Enhanced catalytic activities and modified substrate preferences for taxoid 10β-O-acetyl transferase mutants by engineering catalytic histidine residues.

OBJECTIVES: Taxoid 10β-O-acetyl transferase (DBAT) was redesigned to enhance its catalytic activity and substrate preference for baccatin III and taxol biosynthesis.

RESULTS: Residues H162, D166 and R363 were determined as potential sites within the catalytic pocket of DBAT for molecular docking and site-directed mutagenesis to modify the activity of DBAT. Enzymatic activity assays revealed that the kcat /KM values of mutant H162A/R363H, D166H, R363H, D166H/R363H acting on 10-deacetylbaccatin III were about 3, 15, 26 and 60 times higher than that of the wild type of DBAT, respectively.

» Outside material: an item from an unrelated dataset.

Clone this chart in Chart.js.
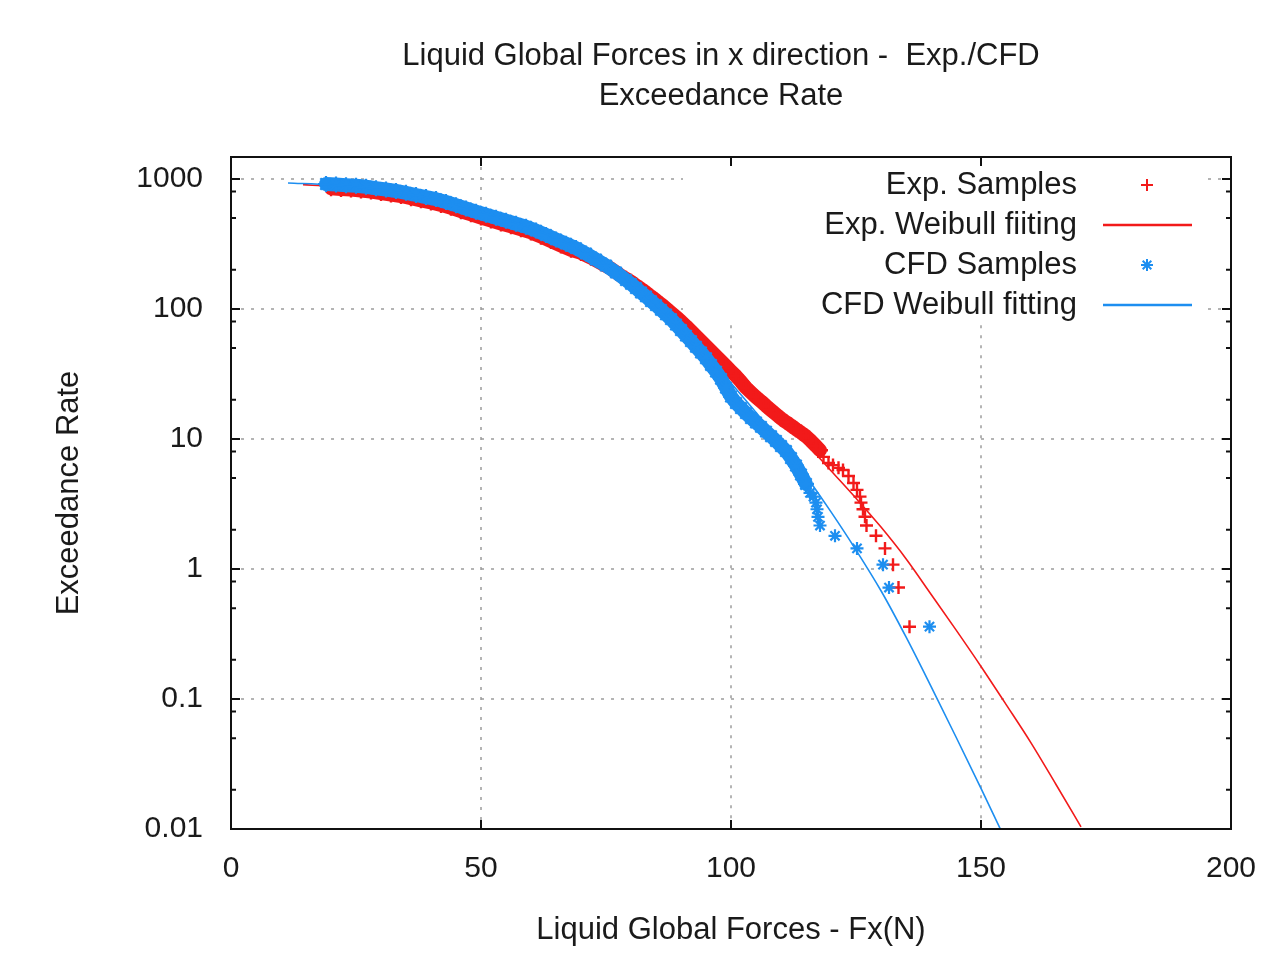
<!DOCTYPE html>
<html>
<head>
<meta charset="utf-8">
<title>Liquid Global Forces - Exceedance Rate</title>
<script src="https://cdn.jsdelivr.net/npm/chart.js@4.4.0/dist/chart.umd.min.js"></script>
<style>
  body { margin: 0; background: #fff; }
  canvas { display: block; }
</style>
</head>
<body>
<canvas id="exceedanceChart" width="1281" height="963"></canvas>
<script>
// Chart texts
const titleLines = ['Liquid Global Forces in x direction -  Exp./CFD', 'Exceedance Rate'];
const xAxisTitle = 'Liquid Global Forces - Fx(N)';
const yAxisTitle = 'Exceedance Rate';

// Tick values / labels
const xTickStep = 50;
const yTickValues = [0.01, 0.1, 1, 10, 100, 1000];
const yTickLabels = ['0.01', '0.1', '1', '10', '100', '1000'];
const yMinorTicks = [0.02, 0.05, 0.08, 0.2, 0.5, 0.8, 2, 5, 8, 20, 50, 80, 200, 500, 800];

// Exp. samples
const expX = [20, 22, 24, 26, 28, 30, 32, 34, 36, 38, 40, 42, 44, 46, 48, 50, 52, 54, 56, 58,
  60, 62, 64, 66, 68, 70, 72, 74, 76, 78, 79, 80, 81, 82, 83, 84, 85, 86, 87, 88,
  89, 90, 91, 92, 93, 94, 95, 96, 97, 98, 99, 100, 101, 102, 103, 104, 105, 106, 107, 108,
  109, 110, 111, 112, 113, 114, 115, 116, 117, 117.8, 118.5, 119.5, 120.4, 121.5, 122.4, 123.5, 124.5, 125.2, 125.8, 126.0,
  126.4, 126.8, 127.1, 129.0, 130.8, 132.4, 133.5, 135.7];
const expY = [850, 838, 830, 815, 800, 780, 760, 740, 712, 685, 660, 632, 600, 565, 535, 505, 480, 455, 432, 410,
  388, 360, 333, 308, 285, 270, 248, 225, 204, 180, 171, 162, 152, 143, 134, 125, 117, 109, 101, 93.8,
  86.9, 80.4, 74, 67.7, 62, 56.7, 51.9, 47.5, 43.5, 39.8, 36.4, 33.3, 30.5, 27.6, 24.8, 22.8, 21.0, 19.5, 18.0, 16.7,
  15.5, 14.4, 13.5, 12.7, 11.9, 11.2, 10.5, 9.66, 8.84, 8.2, 7.28, 6.54, 6.3, 6.0, 5.78, 5.19, 4.59, 4.06, 3.6, 3.24,
  2.88, 2.52, 2.16, 1.8, 1.44, 1.08, 0.72, 0.36];

// Exp. Weibull fitting
const expFitX = [14.4, 20, 30, 40, 50, 60, 70, 80, 90, 95, 100, 105, 110, 115, 120, 125, 130, 135, 140, 145, 150, 155, 160, 165, 170];
const expFitY = [905, 875, 785, 665, 525, 385, 258, 160, 80, 55, 37.5, 24, 15, 9.3, 5.7, 3.5, 2.1, 1.2, 0.64, 0.34, 0.178, 0.091, 0.046, 0.022, 0.0104];

// CFD samples
const cfdX = [19, 21, 23, 25, 27, 29, 31, 33, 35, 37, 39, 41, 43, 45, 47, 49, 51, 53, 55, 57,
  59, 61, 63, 65, 67, 69, 71, 73, 75, 77, 79, 80, 81, 82, 83, 84, 85, 86, 87, 88,
  89, 90, 91, 92, 93, 94, 95, 96, 97, 98, 99, 100, 101, 102, 103, 104, 105, 106, 107, 108,
  109, 110, 111, 112, 113, 114, 115, 115.8, 116.5, 117.0, 117.2, 117.4, 117.8, 120.8, 125.2, 130.4, 131.6, 139.7];
const cfdY = [915, 906, 896, 887, 871, 849, 830, 809, 782, 753, 726, 700, 665, 629, 593, 560, 531, 504, 477, 452,
  429, 401, 371, 343, 318, 294, 267, 240, 216, 191, 167, 156, 145, 134, 125, 115, 107, 98.5, 90.9, 83.6,
  75.9, 68.9, 62.4, 56.6, 51.2, 46.3, 41.8, 37.1, 33, 29, 24.8, 21.2, 18.9, 17.3, 15.8, 14.5, 13.4, 12.4, 11.4, 10.5,
  9.66, 8.83, 8.08, 7.14, 6.25, 5.33, 4.51, 3.85, 3.6, 3.24, 2.88, 2.52, 2.16, 1.8, 1.44, 1.08, 0.72, 0.36];

// CFD Weibull fitting
const cfdFitX = [11.4, 20, 30, 40, 50, 60, 70, 80, 90, 95, 100, 105, 110, 115, 120, 125, 130, 135, 140, 145, 150, 155];
const cfdFitY = [931, 900, 825, 710, 560, 420, 285, 165, 72, 46, 27, 16, 9.3, 5.2, 2.75, 1.4, 0.68, 0.30, 0.125, 0.051, 0.0205, 0.0081];

const RED = '#f21a1a';
const BLUE = '#1d8ef0';
const FONT = '"Liberation Sans", Arial, sans-serif';

function toPoints(xs, ys) {
    return xs.map((x, i) => ({ x: x, y: ys[i] }));
}

// overlapping markers in the crowded part merge into a thick band
function bandSegment(color, limit) {
    const dense = c => c.p0.parsed.y > limit && c.p1.parsed.y > limit;
    return {
        borderWidth: c => dense(c) ? 14 : 0,
        borderColor: c => dense(c) ? color : 'rgba(0,0,0,0)'
    };
}

function markerSize(limit) {
    return c => (c.raw && c.raw.y > limit) ? 8 : 6.5;
}

// dotted grid, kept off the key area like gnuplot does
const dottedGrid = {
    id: 'dottedGrid',
    beforeDatasetsDraw(chart) {
        const { ctx, chartArea: a, scales: { x, y } } = chart;
        const keyL = x.getPixelForValue(90.4);
        const keyR = x.getPixelForValue(195.4);
        const keyB = y.getPixelForValue(75);
        ctx.save();
        ctx.strokeStyle = '#9c9c9c';
        ctx.lineWidth = 1.5;
        ctx.setLineDash([3, 7]);
        const seg = (x1, y1, x2, y2) => {
            ctx.beginPath();
            ctx.moveTo(x1, y1);
            ctx.lineTo(x2, y2);
            ctx.stroke();
        };
        x.ticks.forEach(t => {
            const px = x.getPixelForValue(t.value);
            if (px <= a.left + 1 || px >= a.right - 1) return;
            seg(px, (px > keyL && px < keyR) ? keyB : a.top, px, a.bottom);
        });
        y.ticks.forEach(t => {
            const py = y.getPixelForValue(t.value);
            if (py <= a.top + 1 || py >= a.bottom - 1) return;
            if (py < keyB) {
                seg(a.left, py, keyL, py);
                seg(keyR, py, a.right, py);
            } else {
                seg(a.left, py, a.right, py);
            }
        });
        ctx.restore();
    }
};

// border frame with inward ticks on all four sides
const frameTicks = {
    id: 'frameTicks',
    afterDatasetsDraw(chart) {
        const { ctx, chartArea: a, scales: { x, y } } = chart;
        ctx.save();
        ctx.strokeStyle = '#111';
        ctx.lineWidth = 2;
        ctx.setLineDash([]);
        ctx.strokeRect(a.left, a.top, a.right - a.left, a.bottom - a.top);
        ctx.beginPath();
        x.ticks.forEach(t => {
            const px = x.getPixelForValue(t.value);
            ctx.moveTo(px, a.bottom); ctx.lineTo(px, a.bottom - 9);
            ctx.moveTo(px, a.top); ctx.lineTo(px, a.top + 9);
        });
        y.ticks.forEach(t => {
            const py = y.getPixelForValue(t.value);
            ctx.moveTo(a.left, py); ctx.lineTo(a.left + 9, py);
            ctx.moveTo(a.right, py); ctx.lineTo(a.right - 9, py);
        });
        yMinorTicks.forEach(v => {
            const py = y.getPixelForValue(v);
            ctx.moveTo(a.left, py); ctx.lineTo(a.left + 5, py);
            ctx.moveTo(a.right, py); ctx.lineTo(a.right - 5, py);
        });
        ctx.stroke();
        ctx.restore();
    }
};

// key (text on the left, sample on the right) + two-line title
const keyAndTitle = {
    id: 'keyAndTitle',
    afterDraw(chart) {
        const { ctx, chartArea: a } = chart;
        ctx.save();
        ctx.fillStyle = '#1a1a1a';
        ctx.font = '31px ' + FONT;
        ctx.textAlign = 'center';
        ctx.textBaseline = 'middle';
        const cx = (a.left + a.right) / 2 - 10;
        ctx.fillText(titleLines[0], cx, 56);
        ctx.fillText(titleLines[1], cx, 96);

        ctx.textAlign = 'right';
        chart.data.datasets.forEach((ds, i) => {
            const yy = a.top + 28 + i * 40;
            ctx.fillStyle = '#1a1a1a';
            ctx.fillText(ds.label, a.right - 154, yy);
            ctx.strokeStyle = ds.borderColor;
            const mx = a.right - 84;
            ctx.beginPath();
            if (ds.pointRadius === 0) {
                ctx.lineWidth = 2.5;
                ctx.moveTo(a.right - 128, yy);
                ctx.lineTo(a.right - 39, yy);
            } else {
                ctx.lineWidth = 2;
                const r = 6;
                ctx.moveTo(mx - r, yy); ctx.lineTo(mx + r, yy);
                ctx.moveTo(mx, yy - r); ctx.lineTo(mx, yy + r);
                if (ds.pointStyle === 'star') {
                    const d = r * 0.72;
                    ctx.moveTo(mx - d, yy - d); ctx.lineTo(mx + d, yy + d);
                    ctx.moveTo(mx - d, yy + d); ctx.lineTo(mx + d, yy - d);
                }
            }
            ctx.stroke();
        });
        ctx.restore();
    }
};

const ctx = document.getElementById('exceedanceChart').getContext('2d');
new Chart(ctx, {
    type: 'scatter',
    data: {
        datasets: [
            {
                label: 'Exp. Samples',
                data: toPoints(expX, expY),
                showLine: true,
                borderWidth: 14,
                borderCapStyle: 'round',
                borderJoinStyle: 'round',
                segment: bandSegment(RED, 7.5),
                pointStyle: 'cross',
                pointRadius: markerSize(7.5),
                pointBorderWidth: 2.4,
                pointBorderColor: RED,
                borderColor: RED,
                backgroundColor: RED,
                order: 4
            },
            {
                label: 'Exp. Weibull fiiting',
                data: toPoints(expFitX, expFitY),
                showLine: true,
                pointRadius: 0,
                borderWidth: 1.6,
                borderColor: RED,
                cubicInterpolationMode: 'monotone',
                order: 3
            },
            {
                label: 'CFD Samples',
                data: toPoints(cfdX, cfdY),
                showLine: true,
                borderWidth: 14,
                borderCapStyle: 'round',
                borderJoinStyle: 'round',
                segment: bandSegment(BLUE, 4.5),
                pointStyle: 'star',
                pointRadius: markerSize(4.5),
                pointBorderWidth: 2.2,
                pointBorderColor: BLUE,
                borderColor: BLUE,
                backgroundColor: BLUE,
                order: 2
            },
            {
                label: 'CFD Weibull fitting',
                data: toPoints(cfdFitX, cfdFitY),
                showLine: true,
                pointRadius: 0,
                borderWidth: 1.6,
                borderColor: BLUE,
                cubicInterpolationMode: 'monotone',
                order: 1
            }
        ]
    },
    options: {
        responsive: false,
        animation: false,
        devicePixelRatio: 1,
        layout: { padding: { top: 157, right: 50, left: 0, bottom: 0 } },
        plugins: {
            legend: { display: false },
            title: { display: false },
            tooltip: { enabled: false }
        },
        scales: {
            x: {
                type: 'linear',
                min: 0,
                max: 200,
                afterFit: scale => { scale.height = 134; },
                grid: { display: false, drawTicks: false },
                border: { display: false },
                ticks: {
                    stepSize: xTickStep,
                    padding: 22,
                    color: '#1a1a1a',
                    font: { family: FONT, size: 30 }
                },
                title: {
                    display: true,
                    text: xAxisTitle,
                    color: '#1a1a1a',
                    font: { family: FONT, size: 31 },
                    padding: { top: 0, bottom: 14 }
                }
            },
            y: {
                type: 'logarithmic',
                min: 0.01,
                max: 1476,
                afterFit: scale => { scale.width = 231; },
                afterBuildTicks: scale => {
                    scale.ticks = yTickValues.map(v => ({ value: v, major: true }));
                },
                grid: { display: false, drawTicks: false },
                border: { display: false },
                ticks: {
                    padding: 28,
                    color: '#1a1a1a',
                    font: { family: FONT, size: 30 },
                    callback: (value, index) => yTickLabels[index]
                },
                title: {
                    display: true,
                    text: yAxisTitle,
                    color: '#1a1a1a',
                    font: { family: FONT, size: 31 },
                    padding: { top: 51, bottom: 0 }
                }
            }
        }
    },
    plugins: [dottedGrid, frameTicks, keyAndTitle]
});
</script>
</body>
</html>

Substrate preference assays indicated that these mutants (H162A/R363H, D166H, R363H, D166H/R363H) could transfer acetyl group from unnatural acetyl donor (e.g. vinyl acetate, sec-butyl acetate, isobutyl acetate, amyl acetate and isoamyl acetate) to 10-deacetylbaccatin III.

CONCLUSION: Taxoid 10β-O-acetyl transferase mutants with redesigned active sites displayed increased catalytic activities and modified substrate preferences, indicating their possible application in the enzymatic synthesis of baccatin III and taxol.